The Pentagon, in an unusually swift reaction to the disclosure that the Navy paid $1,800 for two ashtrays for an airplane, relieved a rear admiral and two other officers of their duties at Miramar Naval Air Station in San Diego Thursday.
The move, rarely taken against senior officers and equally rare in procurement matters, was announced by Defense Secretary Caspar W. Weinberger only moments after the three officers had been told about the decision. The defense secretary was described by aides as “furious” and “very angry” about the price paid for the ashtrays and about the purchase of a socket wrench for $404.
More Ashtrays Bought
But the decision left some Navy officers thinking that “Weinberger is conducting a whitewash and has just ramrodded three naval officers,” according to one Navy officer at the Pentagon. He said that none of the officers involved in the decision were assigned to the base at the time the purchases were made in 1981. But Pentagon spokesman Michael I. Burch said that similar ashtrays were purchased for about $660 each after the three men reported for duty at Miramar.
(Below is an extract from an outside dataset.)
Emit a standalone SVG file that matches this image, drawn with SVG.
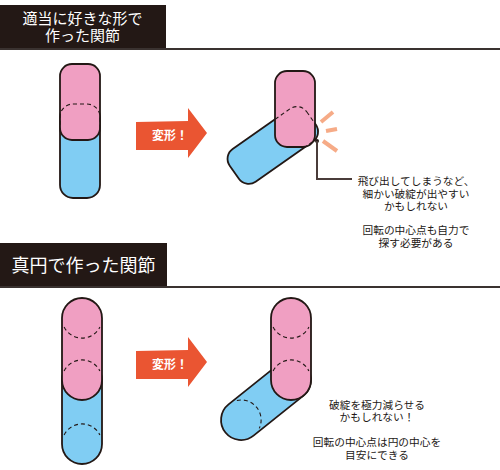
<svg xmlns="http://www.w3.org/2000/svg" width="500" height="470" viewBox="0 0 500 470">
<style>
.hdr{fill:#231815}
.hline{stroke:#3a3230;stroke-width:2;fill:none}
.ht{fill:#fff;font-family:"Noto Sans CJK JP","Noto Sans",sans-serif;text-anchor:middle}
.pink{fill:#f09fc2;stroke:#231815;stroke-width:1.8}
.blue{fill:#80cdf3;stroke:#231815;stroke-width:1.8}
.dash{fill:none;stroke:#231815;stroke-width:1.1;stroke-dasharray:4 3}
.arrow{fill:#ea5532}
.at{fill:#fff;font-family:"Noto Sans CJK JP","Noto Sans",sans-serif;font-size:12px;font-weight:bold;text-anchor:middle}
.note{fill:#231815;font-family:"Noto Sans CJK JP","Noto Sans",sans-serif;font-size:10.7px;text-anchor:middle}
.burst{stroke:#f6ab87;stroke-width:4;fill:none}
.ptr{stroke:#4a3c3a;stroke-width:2;fill:none}
</style>
<defs>
<clipPath id="c1"><rect x="60" y="64" width="40" height="76" rx="12"/></clipPath>
<clipPath id="c2"><rect x="275" y="71" width="40" height="76" rx="12"/></clipPath>
<polygon id="arr" points="136,122 188,121 188,108 207,133 188,158 188,150 136,150"/>
</defs>

<g id="header1">
<rect class="hdr" x="0" y="5" width="166" height="45"/>
<line class="hline" x1="0" y1="49" x2="500" y2="49"/>
<text class="ht" x="82.5" y="24" font-size="15">適当に好きな形で</text>
<text class="ht" x="82.5" y="41" font-size="15">作った関節</text>
</g>

<g id="header2">
<rect class="hdr" x="0" y="243" width="167" height="45"/>
<line class="hline" x1="0" y1="287" x2="500" y2="287"/>
<text class="ht" x="83.5" y="272" font-size="18">真円で作った関節</text>
</g>

<g id="joint1-before">
<rect class="blue" x="60" y="104" width="40" height="94" rx="13"/>
<rect class="pink" x="60" y="64" width="40" height="76" rx="12"/>
<g clip-path="url(#c1)"><rect class="dash" x="60" y="104" width="40" height="94" rx="13"/></g>
</g>

<g id="arrow1">
<use href="#arr" class="arrow"/>
<text class="at" x="170" y="139.5">変形！</text>
</g>

<g id="joint1-after">
<rect class="blue" x="-20" y="0" width="40" height="94" rx="12" transform="translate(311.3,118.3) rotate(55)"/>
<rect class="pink" x="275" y="71" width="40" height="76" rx="12"/>
<g clip-path="url(#c2)"><rect class="dash" x="-20" y="0" width="40" height="94" rx="12" transform="translate(311.3,118.3) rotate(55)"/></g>
</g>

<g id="burst">
<line class="burst" x1="321" y1="122" x2="333" y2="112"/>
<line class="burst" x1="326" y1="131" x2="337" y2="129"/>
<line class="burst" x1="323" y1="141" x2="337" y2="151"/>
</g>

<g id="connectors">
<circle cx="317" cy="141" r="2" fill="#231815"/>
<polyline class="ptr" points="317,141 317,179 352,179"/>
</g>

<g id="note1">
<text class="note" x="416" y="185">飛び出してしまうなど、</text>
<text class="note" x="416" y="197.5">細かい破綻が出やすい</text>
<text class="note" x="416" y="210">かもしれない</text>
<text class="note" x="416" y="234">回転の中心点も自力で</text>
<text class="note" x="416" y="246.5">探す必要がある</text>
</g>

<g id="joint2-before">
<rect class="blue" x="62" y="360" width="40" height="104" rx="20"/>
<rect class="pink" x="62" y="298" width="40" height="102" rx="20"/>
<path class="dash" d="M64.1,327 A20,20 0 0 0 99.9,327"/>
<path class="dash" d="M64.1,371 A20,20 0 0 1 99.9,371"/>
<path class="dash" d="M64.1,435 A20,20 0 0 1 99.9,435"/>
</g>

<g id="arrow2">
<use href="#arr" class="arrow" transform="translate(0,229)"/>
<text class="at" x="170" y="368.5">変形！</text>
</g>

<g id="joint2-after">
<g transform="translate(291,380) rotate(51.3)">
<rect class="blue" x="-20" y="-20" width="40" height="104" rx="20"/>
</g>
<rect class="pink" x="271" y="298" width="40" height="102" rx="20"/>
<path class="dash" d="M273.1,327 A20,20 0 0 0 308.9,327"/>
<path class="dash" d="M273.1,371 A20,20 0 0 1 308.9,371"/>
<g transform="translate(291,380) rotate(51.3)">
<path class="dash" d="M-17.9,55 A20,20 0 0 1 17.9,55"/>
</g>
</g>

<g id="note2">
<text class="note" x="377" y="408.5">破綻を極力減らせる</text>
<text class="note" x="377" y="421">かもしれない！</text>
<text class="note" x="377" y="446">回転の中心点は円の中心を</text>
<text class="note" x="377" y="458.5">目安にできる</text>
</g>
</svg>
“There was no excuse for it,” Weinberger said. “The item was identified specifically, and the outrageous price was identified.”
He said that two persons had signed the purchase order. A Navy spokesman said that such documents usually are handled by low-ranking servicemen or civilians, but no action against other personnel has been announced.
“Nobody paid the slightest attention to the basic idea that the price bore no relationship whatever to the value of the item procured,” Weinberger said at a news conference, describing the purchase as “that particularly silly transaction.” He suggested banning smoking aboard naval airplanes or using “old mayonnaise jars” as ashtrays.
The three officers were identified by the Navy as Rear Adm. Thomas J. Cassidy Jr., commander of the Navy’s Pacific fighter fleet; Capt. Gary E. Hakanson, the commanding officer of the Miramar Naval Air Station, and Cmdr. Jerry L. Fronabarger, the air station’s supply officer.
Hakanson said in a telephone interview from his home that he was “devastated” that he had been relieved of his command.
“The ashtray thing was before my time,” Hakanson said. “I just don’t have the facts as to why I was relieved. . . . I just was informed by telephone. It’s very much a surprise to me. I’m standing by, waiting to find out what the rationale is.”
Hakanson, a 26-year Navy veteran, assumed command of the air station in April, 1983. Cassidy, a 22-year veteran, took command of the Pacific Fleet’s Fighter Airborne Early Warning Wing in August, 1983, assuming responsibility for all F-14 fighter and E-2 early warning squadrons in the Pacific. The Navy said that details of Fronabarger’s 18-year career were not available.
On Tuesday evening, the Pentagon had said that, if warranted, punitive steps would be taken against those responsible for the purchases “after a full investigation.” Only hours after Weinberger’s announcement Thursday, the Navy said that an investigation was being conducted.
The Navy officer at the Pentagon, complaining that the step was taken “without any due process of law,” tied the move to Weinberger’s difficulty in obtaining congressional approval for Pentagon budget requests.
“I think it’s kind of smelly. What it really smacks of is Washington politics, because Weinberger has a credibility problem. That problem is not the admiral’s and captain’s problem. They’re trying to run that base as best they can,” he said.
The ashtrays were purchased from Grumman Aerospace Corp. of Bethpage, N.Y., which has said that it would refund $4,270 for the cost of seven ashtrays for the E-2C Hawkeye airplane.
Burch, assistant secretary of defense for public affairs, said that, although the first purchases were made in 1981, they continued “into this year.”
“These guys may not be guilty of the original sin, but they kept on ordering them,” he said.
The disclosure about the ashtrays and socket wrench is the latest in a series of purchases for airplanes that have raised questions about the Pentagon’s procurement practices and its control over prices charged by suppliers.
In recent months, it has been disclosed that the Navy paid $640 for a toilet seat cover for P3-C Orion submarine-hunter airplanes, but the price was eventually reduced to $100. In addition, $7,622 was paid for a coffee maker and $435 for a hammer.
Staff writer David Freed, in San Diego, contributed to this story.